Dáil debates
Tuesday, 1 October 2024
Financial Resolutions 2024 - Budget Statement 2025
5:30 pm
Paul Murphy (Dublin South West, RISE) | Oireachtas source
The Minister, Deputy Chambers, spoke earlier about the Apple tax money having "the capacity to be transformational". He did not mention, nor did the Minister, Deputy Donohoe, that, as Deputy Boyd Barrett has pointed out, Fianna Fáil and Fine Gael fought tooth and nail not to take this transformative amount of money, to say that €14 billion should stay on the cash pile of one of the biggest, richest corporations in the world. He also did not mention that they wasted €10 million of public money in fighting that case. People will remember what happened around the Apple tax. It will be a focal point of the coming general election campaign because it epitomises the reality of politics and the class nature of the society we live in where, in the words of James Connolly, governments are committees of the rich to manage the affairs of the capitalist class. The truth is that this Government puts the profits of big corporations like Apple, of big developers and of big corporate landlords before the needs of ordinary people. That is the essence of the sort of Government we have.

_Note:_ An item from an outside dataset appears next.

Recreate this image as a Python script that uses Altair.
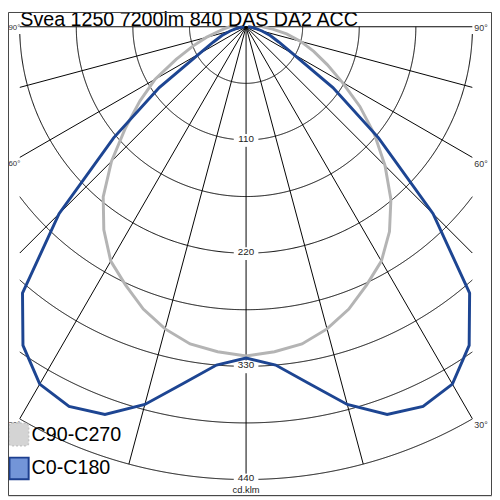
import numpy as np
import pandas as pd
import altair as alt

# ---------------- data ----------------
TITLE = "Svea 1250 7200lm 840 DAS DA2 ACC"
UNIT = "cd.klm"
SERIES = ["C90-C270", "C0-C180"]
GAMMA = [0, 5, 10, 15, 20, 25, 30, 35, 40, 45, 50, 55, 60, 65, 70, 75, 80, 85, 90]
C0_C180 = [322, 330, 352, 380, 401, 407, 401, 378, 338, 257, 168, 103, 53, 35, 25, 16, 10, 5, 2]
C270_HALF = [320, 317, 313, 304, 292, 277, 263, 241, 216, 185, 153, 126, 102, 75, 55, 40, 28, 21, 16]
C90_HALF = [320, 317, 313, 304, 292, 277, 263, 243, 219, 191, 163, 135, 108, 87, 70, 55, 40, 26, 16]
RADIUS_TICKS = [55, 110, 165, 220, 275, 330, 385, 440]
RADIUS_LABELS = [110, 220, 330, 440]
ANGLE_TICKS = [-90, -75, -60, -45, -30, -15, 0, 15, 30, 45, 60, 75, 90]
ANGLE_LABELS = [90, 60, 30]

# ---------------- layout ----------------
K = 1.046            # px per cd/klm
W = H = 492
CX, CY = 242, 15     # pole position inside the view (px)
XB = 230 / K         # half width of the drawing box (data units)
RMAX = RADIUS_TICKS[-1]

xs = alt.Scale(domain=[-CX / K, (W - CX) / K], nice=False, zero=False)
ys = alt.Scale(domain=[-(H - CY) / K, CY / K], nice=False, zero=False)
X = lambda f="x": alt.X(f"{f}:Q", scale=xs, axis=None)
Y = lambda f="y": alt.Y(f"{f}:Q", scale=ys, axis=None)

FONT = "Liberation Sans"

# curves
rows = []
for name, left, right in [(SERIES[0], C270_HALF, C90_HALF), (SERIES[1], C0_C180, C0_C180)]:
    seq = [(-g, v) for g, v in zip(GAMMA[::-1], left[::-1])] + \
          [(g, v) for g, v in zip(GAMMA[1:], right[1:])]
    for i, (a, v) in enumerate(seq):
        rows.append(dict(series=name, angle=a, I=v, ord=i))
curves = pd.DataFrame(rows)

# grid circles
grows = []
for r in RADIUS_TICKS:
    amax = 90.0 if r <= XB else np.degrees(np.arcsin(XB / r))
    for i, a in enumerate(np.linspace(-amax, amax, 721)):
        t = np.radians(a)
        grows.append(dict(g=f"c{r}", ord=i, x=r * np.sin(t), y=-r * np.cos(t)))
# radial lines
for a in ANGLE_TICKS:
    t = np.radians(a)
    s = abs(np.sin(t))
    rend = RMAX if s < 1e-9 else min(RMAX, XB / s)
    grows.append(dict(g=f"a{a}", ord=0, x=0.0, y=0.0))
    grows.append(dict(g=f"a{a}", ord=1, x=rend * np.sin(t), y=-rend * np.cos(t)))
grid_df = pd.DataFrame(grows)

grid = alt.Chart(grid_df).mark_line(color="#000000", strokeWidth=1).encode(
    x=X(), y=Y(), detail="g:N", order="ord:Q")

# radius labels with white boxes
lab_df = pd.DataFrame({"v": RADIUS_LABELS})
lab_df["txt"] = lab_df["v"].astype(str)
lab_df["x"] = 0.0
lab_df["y"] = -lab_df["v"].astype(float)
lab_df["x1"] = -12.5 / K
lab_df["x2"] = 12.5 / K
lab_df["y1"] = lab_df["y"] - 7 / K
lab_df["y2"] = lab_df["y"] + 6 / K
boxes = alt.Chart(lab_df).mark_rect(color="white").encode(
    x=X("x1"), x2="x2:Q", y=Y("y1"), y2="y2:Q")
rlabels = alt.Chart(lab_df).mark_text(font=FONT, fontSize=10, color="#222222",
                                      baseline="middle", dy=-1).encode(
    x=X(), y=Y(), text="txt:N")
unit_df = pd.DataFrame({"x": [0.0], "y": [-float(RMAX)], "t": [UNIT]})
unit = alt.Chart(unit_df).mark_text(font=FONT, fontSize=9.5, color="#222222",
                                    baseline="middle", dy=11).encode(
    x=X(), y=Y(), text="t:N")

# angle labels
arows = []
for a in ANGLE_LABELS:
    t = np.radians(a)
    yv = -XB * np.cos(t) / np.sin(t)
    arows.append(dict(a=a, t=f"{a}°", side="L", x=-XB, y=yv))
    arows.append(dict(a=a, t=f"{a}°", side="R", x=XB, y=yv))
ang_df = pd.DataFrame(arows)
ang_layers = []
for side in ["L", "R"]:
    for cond, dy in [("datum.a == 90", 1), ("datum.a != 90", 6.5)]:
        base = alt.Chart(ang_df).transform_filter(f"datum.side == '{side}'").transform_filter(cond)
        if side == "L":
            layer = base.mark_text(font=FONT, fontSize=8, color="#333333", align="left",
                                   baseline="middle", dy=dy).encode(
                x=alt.value(0.5), y=Y(), text="t:N")
        else:
            layer = base.mark_text(font=FONT, fontSize=9, color="#333333", align="left",
                                   baseline="middle", dx=2, dy=dy).encode(
                x=X(), y=Y(), text="t:N")
        ang_layers.append(layer)

# curves
def curve(name, color):
    return alt.Chart(curves).transform_filter(f"datum.series == '{name}'").transform_calculate(
        x="datum.I * sin(datum.angle * PI / 180)",
        y="-datum.I * cos(datum.angle * PI / 180)",
    ).mark_line(color=color, strokeWidth=3, strokeJoin="miter").encode(
        x=X(), y=Y(), order="ord:Q")

gray_curve = curve(SERIES[0], "#b4b4b4")
blue_curve = curve(SERIES[1], "#1d4592")

# title
one = pd.DataFrame({"t": [TITLE]})
title = alt.Chart(one).mark_text(font=FONT, fontSize=20, color="#000000", align="left",
                                 baseline="alphabetic").encode(
    x=alt.value(12.5), y=alt.value(14), text="t:N")

# legend
leg = pd.DataFrame({"s": SERIES})
leg_gray_box = alt.Chart(leg).transform_filter(f"datum.s == '{SERIES[0]}'").mark_rect(
    fill="#d4d4d4", stroke="#c4c4c4", strokeWidth=1.5, strokeDash=[2, 2], cornerRadius=3).encode(
    x=alt.value(1), x2=alt.value(21), y=alt.value(418), y2=alt.value(441))
leg_blue_box = alt.Chart(leg).transform_filter(f"datum.s == '{SERIES[1]}'").mark_rect(
    fill="#7395d8", stroke="#1d3f8f", strokeWidth=2).encode(
    x=alt.value(1.5), x2=alt.value(21), y=alt.value(453), y2=alt.value(475))
leg_gray_t = alt.Chart(leg).transform_filter(f"datum.s == '{SERIES[0]}'").mark_text(
    font=FONT, fontSize=20, color="#000000", align="left", baseline="middle").encode(
    x=alt.value(24), y=alt.value(430), text="s:N")
leg_blue_t = alt.Chart(leg).transform_filter(f"datum.s == '{SERIES[1]}'").mark_text(
    font=FONT, fontSize=20, color="#000000", align="left", baseline="middle").encode(
    x=alt.value(24), y=alt.value(464), text="s:N")

# frame
frame = alt.Chart(one).mark_rect(fillOpacity=0, stroke="#444444", strokeWidth=1).encode(
    x=alt.value(0.5), x2=alt.value(491.5), y=alt.value(0.5), y2=alt.value(491.5))

chart = alt.layer(
    grid, boxes, rlabels, unit, *ang_layers, gray_curve, blue_curve, title,
    leg_gray_box, leg_blue_box, leg_gray_t, leg_blue_t, frame
).properties(width=W, height=H, padding=0, autosize=alt.AutoSizeParams(type="none")
).configure_view(stroke=None).configure(background="white")

chart.save("out.html", embed_options={"renderer": "svg", "actions": False})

In any case, against its own wishes, we now have the money. I actually agree with Deputy Chambers that it has the capacity to be transformational but is anyone in the Government actually making the case that this is a transformational budget? Where are the transformational changes in this budget? There is nothing that can be trumpeted as transformational. There are a few once-off payments and a few tax breaks, which I will get to presently, but where is the State construction company in the context of an unprecedented housing crisis with record house prices and rents and record levels of homelessness? Where is the public childcare? Where is the public provision of childcare, free at the point of access, in the context of families spending an extra mortgage every month for one child and an extra two mortgages a month for two children? Where is the investment in public transport, renewable energy and retrofitting in the context of the climate catastrophe that we are heading towards? There is no mention of the building of a national health service and no provision for a special class in every school across the country. There is nothing in this budget that can be pointed at as being transformational. In fact, it is the opposite of a transformational budget. It is a series of one-off, sometimes twice-off measures for ordinary people in social welfare and child benefit. There is a reduction in student fees but even the reduction in public transport fees is continued on a once-off basis.
It is the biggest scam ever, this once-off business where the Government comes in, year after year, and announces the same measures that it announced the previous year and expects to get some applause for it. This is all a very obvious ploy to try to continue the 100-year rule of Fianna Fáil and Fine Gael. We have once-off measures for ordinary people but permanent tax breaks for the wealthy of various sorts. We have an extension of the angel investor relief. I am sure millions of people across the country are breathing a sigh of relief that their angel investments will attract tax relief. There are extra incentives like the employment investment incentive, start-up relief for entrepreneurs, a start-up capital incentive, a series of extensions to capital gains tax relief and a new extension of relief for incorporated farms, which are agribusinesses. Fine Gael just put out a tweet with which I agree. The tweet contains a graphic that says "Fine Gael is backing business". One of the headline points the party is highlighting to show how it is backing business, proudly, is "no increase in sick leave days" and in brackets, "which were due to double in January". In what world is it a bad thing to increase sick day leave, in terms of public health or workers' rights? Fine Gael thinks it is a bad thing to do something that was promised. When the Government originally introduced the sick pay legislation, we pointed out that it was not baked into the legislation that the number of days would increase in the way the Government was saying they would. The Minister said that there was no need to worry about that because it would be done by ministerial order. Now, precisely as we warned, the Government is not doing it. Why? It is because Fine Gael is backing business.